Des VBL, mais aussi des P4
Un autre véhicule mythique sera produit à Marolles-en-Hurepoix : le Peugeot P4. Panhard s’était plusieurs fois positionnée durant les années 70 pour remporter l’appel d’offre de l’Armée Française pour un Véhicule Léger Tous Terrains (VLTT), sans succès. Peugeot, allié à Mercedes-Benz et à l’autrichien Puch, remportera l’appel d’offre avec un P4 dérivé du Classe G mais doté d’une mécanique essence de Peugeot 504 et d’une boîte de vitesses de 604. La production commence à Sochaux mais sera finalement transférée à partir de 1987 à Marolles pour laisser la place à la Peugeot 405. Panhard en fabriquera 6 000 exemplaires jusqu’en 1992 mais elles garderont leur logo Peugeot.
Fusion avec Auverland
Au fil des ans, l’activité de Panhard se maintient dans une relative indépendance de PSA (qui a trouvé la SCMPL dans la corbeille en rachetant Citroën entre 1974 et 1976).
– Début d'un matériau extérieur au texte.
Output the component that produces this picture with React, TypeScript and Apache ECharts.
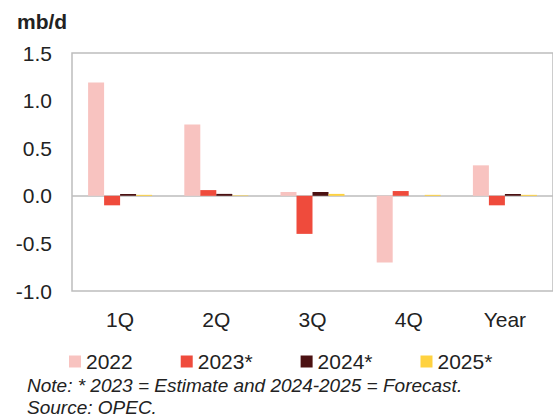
import React, { useEffect, useRef } from "react";
import * as echarts from "echarts";

const categories = ["1Q", "2Q", "3Q", "4Q", "Year"];
const s2022 = [1.19, 0.75, 0.04, -0.70, 0.32];
const s2023 = [-0.10, 0.06, -0.40, 0.05, -0.10];
const s2024 = [0.02, 0.02, 0.04, 0.0, 0.02];
const s2025 = [0.01, 0.005, 0.02, 0.01, 0.01];
const seriesNames = ["2022", "2023*", "2024*", "2025*"];
const colors = ["#F8C3C0", "#EF4B3C", "#4B1112", "#FFD23F"];
const yTicks = { min: -1, max: 1.5, interval: 0.5 };

const FONT = "'Liberation Sans', Arial, sans-serif";

export default function App() {
  const ref = useRef<HTMLDivElement>(null);
  useEffect(() => {
    if (!ref.current) return;
    const chart = echarts.init(ref.current, null, { renderer: "svg" });
    const data = [s2022, s2023, s2024, s2025];
    chart.setOption({
      animation: false,
      textStyle: { fontFamily: FONT },
      grid: {
        left: 72,
        top: 53,
        height: 238,
        width: 495,
        show: true,
        borderColor: "#BDBDBD",
        borderWidth: 1.5,
      },
      legend: {
        left: 64,
        top: 346,
        itemWidth: 12,
        itemHeight: 12,
        itemGap: 48,
        icon: "rect",
        textStyle: { fontSize: 21, color: "#222", fontFamily: FONT },
        data: seriesNames,
      },
      xAxis: {
        type: "category",
        data: categories,
        axisLine: { show: false, onZero: false },
        axisTick: { show: false },
        axisLabel: { fontSize: 21, color: "#222", margin: 18, fontFamily: FONT },
      },
      yAxis: {
        type: "value",
        min: yTicks.min,
        max: yTicks.max,
        interval: yTicks.interval,
        splitLine: { show: false },
        axisLine: { show: false },
        axisTick: { show: false },
        axisLabel: {
          fontSize: 21,
          color: "#222",
          margin: 20,
          fontFamily: FONT,
          formatter: (v: number) => v.toFixed(1),
        },
      },
      series: data.map((d, i) => ({
        name: seriesNames[i],
        type: "bar",
        data: d,
        barWidth: 16,
        barGap: "0%",
        itemStyle: { color: colors[i] },
        markLine:
          i === 0
            ? {
                silent: true,
                symbol: "none",
                label: { show: false },
                lineStyle: { color: "#BDBDBD", width: 1.5, type: "solid" },
                data: [{ yAxis: 0 }],
                z: 1,
              }
            : undefined,
      })),
      graphic: [
        {
          type: "text",
          left: 17,
          top: 11,
          style: { text: "mb/d", fontSize: 21, fontWeight: "bold", fill: "#222", fontFamily: FONT },
        },
        {
          type: "text",
          left: 27,
          top: 376,
          style: {
            text: "Note: * 2023 = Estimate and 2024-2025 = Forecast.",
            fontSize: 19,
            fontStyle: "italic",
            fill: "#222",
            fontFamily: FONT,
          },
        },
        {
          type: "text",
          left: 27,
          top: 398,
          style: { text: "Source: OPEC.", fontSize: 19, fontStyle: "italic", fill: "#222", fontFamily: FONT },
        },
      ],
    });
    return () => chart.dispose();
  }, []);
  return (
    <div
      ref={ref}
      style={{ position: "fixed", left: 0, top: 0, width: 553, height: 417, background: "#fff" }}
    />
  );
}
Pourtant, en 2005, le groupe décide de se séparer de sa filiale militaire pour se recentrer sur ses activités purement automobiles. C’est la société auvergnate Auverland (producteur des 4×4 militaires légers A3 et A4) et héritière des fameux tracteurs Cournil qui emporte le morceau. Preuve de la force de la marque, le nouvel ensemble prend le nom de sa proie pour devenir Panhard General Defense (PGD), avec pour site principal Marolles-en-Hurepoix au détriment du site historique d’Auverland à Saint-Germain Laval.
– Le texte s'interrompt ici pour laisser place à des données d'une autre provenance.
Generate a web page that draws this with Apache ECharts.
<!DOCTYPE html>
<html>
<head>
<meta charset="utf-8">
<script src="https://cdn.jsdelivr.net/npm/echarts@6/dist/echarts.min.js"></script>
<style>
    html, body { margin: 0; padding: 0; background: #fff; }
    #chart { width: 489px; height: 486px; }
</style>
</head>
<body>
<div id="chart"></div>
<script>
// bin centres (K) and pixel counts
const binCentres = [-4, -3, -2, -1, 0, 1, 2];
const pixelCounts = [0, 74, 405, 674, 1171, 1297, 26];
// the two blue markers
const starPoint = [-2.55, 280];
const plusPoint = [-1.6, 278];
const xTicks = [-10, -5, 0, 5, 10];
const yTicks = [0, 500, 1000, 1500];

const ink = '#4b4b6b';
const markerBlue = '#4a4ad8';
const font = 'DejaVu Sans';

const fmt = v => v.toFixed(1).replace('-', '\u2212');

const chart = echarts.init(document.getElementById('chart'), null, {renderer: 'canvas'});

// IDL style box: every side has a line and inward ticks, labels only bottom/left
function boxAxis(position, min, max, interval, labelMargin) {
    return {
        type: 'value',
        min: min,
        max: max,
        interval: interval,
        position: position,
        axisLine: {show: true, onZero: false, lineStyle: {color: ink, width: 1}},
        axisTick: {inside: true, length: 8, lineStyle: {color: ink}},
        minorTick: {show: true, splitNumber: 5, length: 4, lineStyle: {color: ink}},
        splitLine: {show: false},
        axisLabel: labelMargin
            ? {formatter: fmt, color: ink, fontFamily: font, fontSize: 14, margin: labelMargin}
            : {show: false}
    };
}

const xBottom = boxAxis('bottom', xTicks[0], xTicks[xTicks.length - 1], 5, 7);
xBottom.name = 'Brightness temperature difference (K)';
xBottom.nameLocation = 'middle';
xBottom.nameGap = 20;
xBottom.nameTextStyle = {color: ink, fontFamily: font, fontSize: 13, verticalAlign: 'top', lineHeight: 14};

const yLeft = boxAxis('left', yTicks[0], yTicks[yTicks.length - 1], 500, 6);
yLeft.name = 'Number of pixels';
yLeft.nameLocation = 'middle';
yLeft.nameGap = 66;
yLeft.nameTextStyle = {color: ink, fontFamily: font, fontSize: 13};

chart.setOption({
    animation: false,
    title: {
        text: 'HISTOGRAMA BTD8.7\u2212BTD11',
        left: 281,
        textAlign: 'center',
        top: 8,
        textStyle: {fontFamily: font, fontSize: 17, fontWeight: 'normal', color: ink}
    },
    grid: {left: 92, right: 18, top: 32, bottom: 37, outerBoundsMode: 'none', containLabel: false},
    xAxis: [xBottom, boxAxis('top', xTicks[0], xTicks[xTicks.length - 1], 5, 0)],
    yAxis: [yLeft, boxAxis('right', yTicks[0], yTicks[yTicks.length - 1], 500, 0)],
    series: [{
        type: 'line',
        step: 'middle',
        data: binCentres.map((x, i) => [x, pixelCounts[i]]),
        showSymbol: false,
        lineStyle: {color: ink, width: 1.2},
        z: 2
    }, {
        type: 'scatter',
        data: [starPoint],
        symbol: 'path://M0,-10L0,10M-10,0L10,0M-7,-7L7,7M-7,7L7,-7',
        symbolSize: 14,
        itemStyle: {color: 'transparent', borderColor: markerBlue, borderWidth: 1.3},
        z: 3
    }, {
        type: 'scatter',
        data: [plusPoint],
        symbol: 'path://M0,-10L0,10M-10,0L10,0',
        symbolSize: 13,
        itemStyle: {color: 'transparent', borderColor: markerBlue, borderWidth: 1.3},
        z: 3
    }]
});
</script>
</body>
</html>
La fin de la marque au profit d’Arquus
La production principale de Panhard à cette époque (outre un reliquat de VBL en versions longue et/ou spécifique) sera le Petit Véhicule Protégé ou PVP, une sorte d’intermédiaire entre le P4 et le VBL, légèrement blindé. Malgré quelques heures difficiles à cause de défauts de jeunesse compliqués à corriger, lui faisant obtenir le drôle de surnom de Petit Véhicule Pourri, l’activité de l’usine ne baisse pas. Elle produit par ailleurs le VPS, directement dérivé d’un classe G moderne mais dont l’air de famille avec le P4 est indéniable. Destiné aux Forces Spéciales, il porte bien le nom de Panhard. La réussite de PGD attire un nouveau prédateur, Renault Trucks Défense, filiale du groupe Volvo Trucks et qui prend le contôle de l’entreprise en 2012. Panhard cohabite alors avec les marques Renault et Acmat. En 2018, Volvo Trucks décide d’unifier ses marques (et de faire disparaître celle de RTD) en créant Arquus. L’usine de Marolles-en-Hurepoix perd alors sa spécificité Panhard (et sa marque, inscrite jusqu’alors sur les murs du bâtiment).